Dr. Greene, I hope that you can put my mind at ease. I have a beautiful, wonderful, healthy 8 month old daughter. However, at 2 months of age, we noticed her bellybutton was starting to stick out a bit. Since then, it seems to have gotten much worse. It has really started to protrude now that she is up and about crawling and walking. Our pediatrician says not to worry and that it is just an umbilical hernia. He says that worst case, she may have to have surgery around the age of 3 if it doesn’t go away on its own. We have heard that this is fairly common, but what causes it and how serious is the surgery?
Thanks for any information.
Karen Lenz – Cahokia, Illinois
Dr. Greene’s Answer:
I used to scoff at “navel gazing,” or contemplating one’s navel. It wasn’t until I was studying fetal development in medical school that my own belly button became a source of wonder. It finally sunk in that my being was formed inside my mother’s body, and that she had supplied all of “the stuff” of my developing body through that most intimate of connections, the umbilical cord. My belly button became a permanent monument of my connection to, and my growth away from, my mom. As the cord was cut, and the belly button formed, a new life was launched.

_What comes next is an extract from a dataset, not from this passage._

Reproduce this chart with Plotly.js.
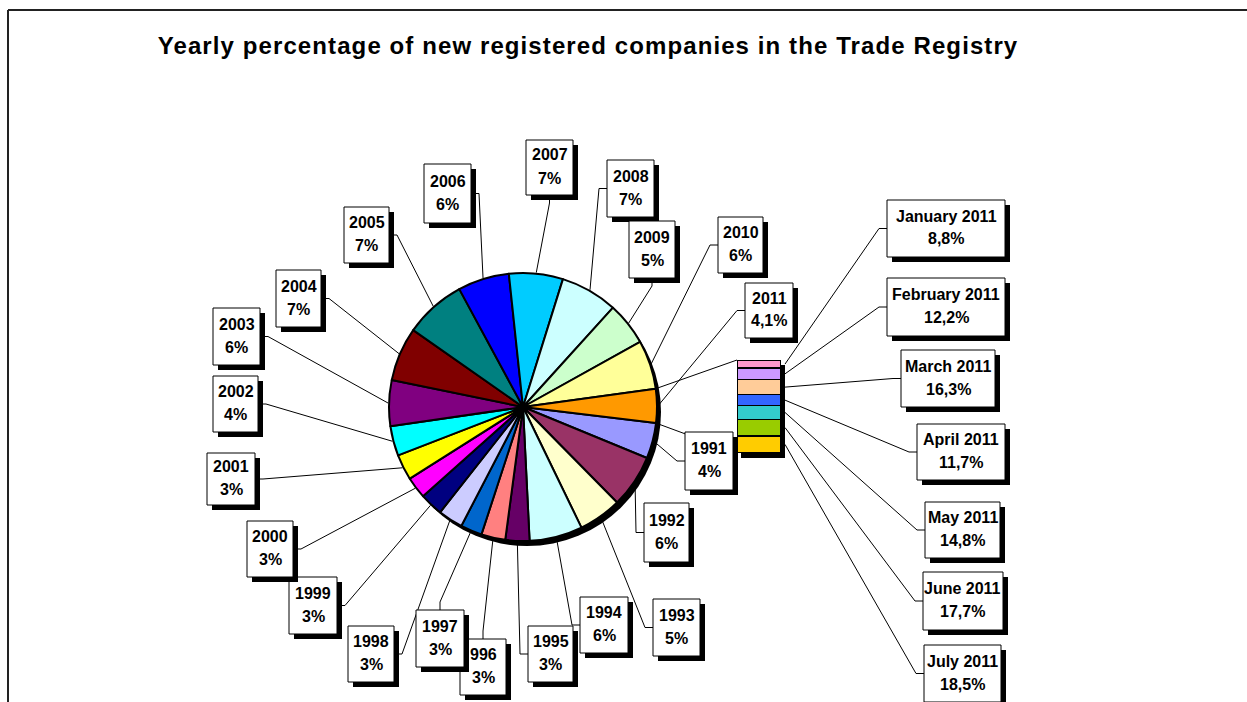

The umbilical cord is a strong, flexible pipeline. It carries a mother’s lifeblood to her child, and anything that might harm the child is removed by her mother. This conduit enters the baby between the two rectus abdominus muscles of the abdominal wall. These two muscles (which we later try to keep firm with sit-ups) are connected by a white line of tough fibrous tissue called the linea alba. The umbilical ring is a small hole (about 1/2 inch in diameter) through which the umbilical cord passes into the belly. Usually, after the umbilical cord is cut and the stump begins to wither and fall off, the umbilical ring closes and the linea alba becomes a smooth, unbroken band.
If the umbilical ring is still open, the child has an umbilical hernia. The belly button “pooches” out, and gets bigger if the baby is crying or straining. Sometimes it looks almost like a balloon. When the baby is relaxed, this balloon can be gently pushed back into the belly — only to reemerge a few minutes later.
Umbilical hernias are quite common. They are found in about 10 percent of all babies, and as many as 90 per cent in some ethnic groups. They are also much more common in girls and in premature babies. Often, the hernia isn’t noticed when the child is very young, since the hernia may not pop out until the baby begins tightening the abdominal muscles and building up pressure in the belly. When sticking out, the hernia might be as small as a cherry or as large as a lime.
The word hernia conjures up thoughts of surgery, and appropriately so since many types of hernia are best treated with surgery. Umbilical hernias are an exception to this and are not a cause for alarm. In the not too distant past, the most popular treatment for umbilical hernias was to push in the pouch and tape a coin over the belly button to prevent it from pooching out again. Most of the time this worked and the umbilical hernia disappeared by the time the baby was a year old. Umbilical bands or straps were a variation on this theme.
We now know that not using a coin, band, or strap works just as well — and avoids skin irritation. Over 85 per cent of umbilical hernias will disappear by age one even if you do nothing at all. Predictably, the smaller the hernia (not the smaller the balloon, but the smaller the opening in the belly wall), the more likely the hernia is to close by itself. Still, even large hernias (6 cm opening) have been known to close spontaneously by 5 years of age. Those that first appear after 6 months of age are less likely to correct themselves.
There are a wide variety of opinions about when, if ever, surgery is useful. I would consider surgery if the ring is still bigger than 2 cm across at one year, if the defect grows after one year, or if it is still present at kindergarten (when further spontaneous closure becomes very unlikely). The only time umbilical hernias need urgent repair is in the rare event they become incarcerated (unable to be pushed back into the abdomen when a child is relaxed). Otherwise, there is no rush.
The surgery itself is simple and safe. The incision is tiny, and a couple of stitches usually suffice to close the remaining hole in the linea alba. Voila! An innie!
Karen, you can put your mind at ease. When I see an umbilical hernia I see a fading reminder of the physical joining you and your daughter shared. The in-again, out-again balloon reflects the struggle we all have between the deep desire to be one with others and the powerful urge to become a unique, separate human being. Early on, it is the connection that allows us to grow toward separation. Later in life, it is a strong separate self that allows us to experience the deepest union. As your daughter’s umbilical ring closes, you will enjoy her in ways you only dreamed about when you were carrying her inside.